First, there was the ludicrously posh neighbour who started appearing on news programmes standing in this shoddy-looking street, and telling us what rubbish it was that she claimed to spend more time in her sister’s spare bedroom than her family home. She is “barely ever there”, he brayed.

Then he announced how he’d contacted David Cameron’s office, which had told him to go to a newspaper (how helpful of them). Listening to this guy speak I had a little bet with Stacey that he probably had Cameron’s mobile number on speed dial. How did he know what housing expenses the Home Secretary was claiming? It’s not exactly the kind of information that everybody is familiar with.

As the news crews descended on the street, more neighbours were asked about their opinions on how often she stayed there? Everyone was keen to chip in. There was none of that usual neighbourly reticence that one sees on the news: everyone was suddenly an expert. Then, to cap it all, some guy in the audience on BBC1’s Question Time announces that he is also a neighbour and starts giving his views on the matter. Whatever the outcome of the inquiry, I bet she can’t wait to pay another visit to that street – they’re such a welcoming bunch.

It is, however, gloriously ironic that she’s been dobbed in by the very sort of surveillance society that she seems so keen to promote. I’ve always been suspicious of neighbours. They hear your rows, see you stumbling back into your home with a mistress after a heavy night or staggering off to work with a hangover. These are people who know too much about the parts of your life you’d like to keep hidden.

When I lived in London, I had extraordinary neighbour situations. The gorgeous flat opposite me seemed to have some permanent 24-hour party going on in it. I’d constantly see people like Mick Jagger and Stella McCartney carousing in the windows. It was like the fun train/dull train scene in Woody Allen’s Stardust Memories. It gave me a hideous sense of social inadequacy.

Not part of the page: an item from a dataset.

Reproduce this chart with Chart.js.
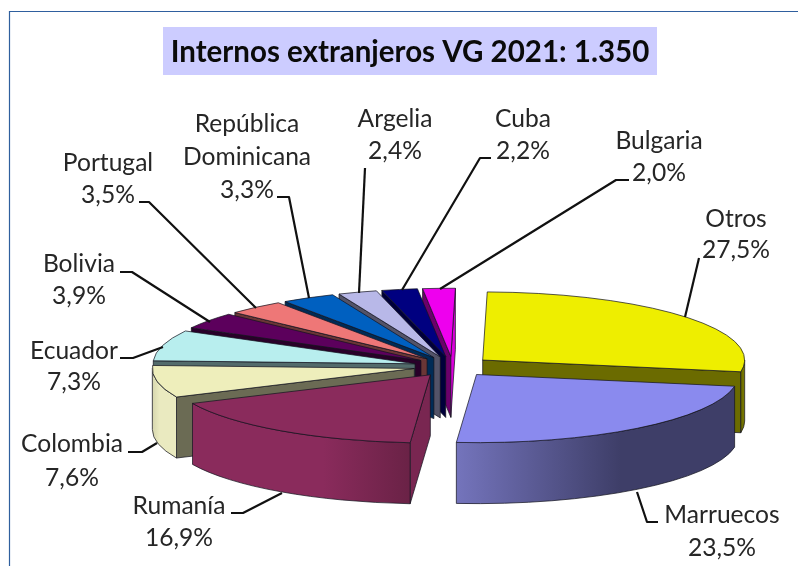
<!DOCTYPE html>
<html><head><meta charset="utf-8">
<style>html,body{margin:0;padding:0;background:#fff}canvas{display:block}</style>
<script src="https://cdn.jsdelivr.net/npm/chart.js@4"></script>
</head><body><canvas id="c" width="798" height="566"></canvas>
<script>
const categories = ["Otros","Marruecos","Rumanía","Colombia","Ecuador","Bolivia","Portugal","República Dominicana","Argelia","Cuba","Bulgaria"];
const shares = [27.5,23.5,16.9,7.6,7.3,3.9,3.5,3.3,2.4,2.2,2.0];
const sliceColors = ["#eeee00","#8a8aee","#8a2b5c","#eeeebb","#b8eeee","#5c005c","#ee7777","#0060c0","#b8b8e8","#000080","#ee00ee"];
const titleText = "Internos extranjeros VG 2021: 1.350";

/* per-slice wall gradient, left to right */
const wallStops = [
  [[0,"#6b6b00"],[1,"#7a7a00"]],
  [[0,"#7474bc"],[0.59,"#3e3e68"],[1,"#3e3e68"]],
  [[0,"#8a2b5c"],[0.6,"#8a2b5c"],[1,"#6a2246"]],
  [[0,"#d6d6ae"],[0.3,"#eaeac0"],[1,"#eaeac0"]]
];
/* label layout: text line centres and leader polylines */
const labelBoxes = [
  {lines:["Otros"],x:736,y:[219,250],lead:[[699,258],[685,317]]},
  {lines:["Marruecos"],x:722,y:[515,548],lead:[[658,522],[647,522],[637,492]]},
  {lines:["Rumanía"],x:179,y:[506,538],lead:[[231,513],[243,513],[282,493]]},
  {lines:["Colombia"],x:72,y:[444,478],lead:[[128,452],[142,452],[157,443]]},
  {lines:["Ecuador"],x:74,y:[351,382],lead:[[120,358],[133,358],[163,347]]},
  {lines:["Bolivia"],x:79,y:[264,296],lead:[[120,272],[132,272],[210,322]]},
  {lines:["Portugal"],x:108,y:[163,195],lead:[[139,202],[149,202],[256,308]]},
  {lines:["República","Dominicana"],x:247,y:[124,157,190],lead:[[277,197],[289,197],[309,298]]},
  {lines:["Argelia"],x:395,y:[119,151],lead:[[365,168],[359,293]]},
  {lines:["Cuba"],x:523,y:[119,151],lead:[[491,158],[480,158],[402,290]]},
  {lines:["Bulgaria"],x:659,y:[141,173],lead:[[629,180],[616,180],[440,289]]}
];
const PIE = {cx:452.6, cy:366.5, r:262, k:0.26, depth:61, explode:39};
const TEXT_FONT = '24.6px Lato, "Open Sans", sans-serif';

function shade(hex,f){
  const n=parseInt(hex.slice(1),16);
  return "rgb("+[(n>>16)&255,(n>>8)&255,n&255].map(v=>Math.round(v*f)).join(",")+")";
}
const EDGE="rgba(20,20,30,0.8)";

const pie3d = {
  id:"pie3d",
  beforeDraw(chart){
    const c=chart.ctx;
    c.save();
    c.fillStyle="#ffffff";c.fillRect(0,0,798,566);
    c.strokeStyle="#2f5f9e";c.lineWidth=1.2;
    c.beginPath();c.moveTo(9.5,566);c.lineTo(9.5,11.5);c.lineTo(798,11.5);c.stroke();
    c.fillStyle="#ccccff";c.fillRect(163,27,494,48);
    c.restore();
  },
  beforeDatasetsDraw(chart){
    const c=chart.ctx, meta=chart.getDatasetMeta(0), P=PIE;
    const order=meta.data.map((el,i)=>({el,i,mid:(el.startAngle+el.endAngle)/2}))
      .sort((a,b)=>Math.sin(a.mid)-Math.sin(b.mid));
    c.save();
    c.lineWidth=0.9;c.strokeStyle=EDGE;c.lineJoin="round";
    for(const s of order){
      const el=s.el, a0=el.startAngle, a1=el.endAngle;
      const ax=P.cx+P.explode*Math.cos(s.mid), ay=P.cy+P.k*P.explode*Math.sin(s.mid);
      const pt=a=>[ax+P.r*Math.cos(a), ay+P.k*P.r*Math.sin(a)];
      const face=(a,f)=>{
        const q=pt(a);
        c.beginPath();c.moveTo(ax,ay);c.lineTo(q[0],q[1]);c.lineTo(q[0],q[1]+P.depth);c.lineTo(ax,ay+P.depth);c.closePath();
        c.fillStyle=shade(sliceColors[s.i],f);c.fill();c.stroke();
      };
      /* cut faces turned to the viewer */
      if(Math.cos(a0)<0){ face(a0,Math.sin(a0)>0.8?0.88:0.45); }
      if(Math.cos(a1)>0){ face(a1,-Math.sin(a1)>0.8?0.92:0.45); }
      /* outer wall, front half only */
      const w0=Math.max(a0,0), w1=Math.min(a1,Math.PI);
      if(w1>w0){
        c.beginPath();
        c.ellipse(ax,ay,P.r,P.r*P.k,0,w0,w1);
        c.ellipse(ax,ay+P.depth,P.r,P.r*P.k,0,w1,w0,true);
        c.closePath();
        const g=c.createLinearGradient(pt(w1)[0],0,pt(w0)[0],0);
        (wallStops[s.i]||[[0,shade(sliceColors[s.i],0.6)],[1,shade(sliceColors[s.i],0.6)]]).forEach(t=>g.addColorStop(t[0],t[1]));
        c.fillStyle=g;c.fill();c.stroke();
      }
      /* top face: the library's own arc, squashed and moved outward */
      c.save();
      c.translate(P.cx-el.x,P.cy);
      c.scale(1,P.k);
      c.translate(P.explode*Math.cos(s.mid),P.explode*Math.sin(s.mid)-el.y);
      el.draw(c);
      c.restore();
      c.beginPath();c.moveTo(ax,ay);c.ellipse(ax,ay,P.r,P.r*P.k,0,a0,a1);c.closePath();c.stroke();
    }
    c.restore();
    return false;
  },
  afterDraw(chart){
    const c=chart.ctx;
    c.save();
    c.strokeStyle="#111";c.lineWidth=2.2;c.lineJoin="round";
    labelBoxes.forEach(b=>{
      c.beginPath();b.lead.forEach((p,j)=>j?c.lineTo(p[0],p[1]):c.moveTo(p[0],p[1]));c.stroke();
    });
    c.fillStyle="#262626";c.font=TEXT_FONT;c.textAlign="center";c.textBaseline="middle";
    labelBoxes.forEach((b,i)=>{
      b.lines.forEach((t,j)=>c.fillText(t,b.x,b.y[j]));
      c.fillText(shares[i].toFixed(1).replace(".",",")+"%",b.x,b.y[b.y.length-1]);
    });
    c.restore();
  }
};

new Chart(document.getElementById("c"),{
  type:"pie",
  data:{labels:categories,datasets:[{data:shares,backgroundColor:sliceColors,borderWidth:0}]},
  plugins:[pie3d],
  options:{
    responsive:false,animation:false,events:[],
    rotation:1,radius:PIE.r,
    layout:{padding:{left:22,right:0,top:0,bottom:0}},
    plugins:{
      legend:{display:false},tooltip:{enabled:false},
      title:{display:true,text:titleText,color:"#0a0a0a",
        font:{family:'Lato, "Open Sans", sans-serif',size:29.5,weight:"bold"},
        padding:{top:35,bottom:0}}
    }
  }
});
</script></body></html>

Then there was the weird guy who lived below me. He was something in the City and seemed perfectly normal – until one evening the doorbell rang and I answered it to find him in full drag, leaning on my doorframe wondering if he could come in for a little nightcap.

Then there was the time that I witnessed a shooting right outside my window. Not just me: everyone in the street was at their window watching. So it was a bit odd when I gave my statement to the police to find that I was the only witness. Nobody had told me that I had appeared to have moved to Naples and that omertà was the code of my street.

That’s why I love the country: you can keep neighbours at a reasonable distance unless you actually want them to be part of your life. Mind you, one of my neighbours is Liz Hurley and she does some extraordinary things, I can tell you.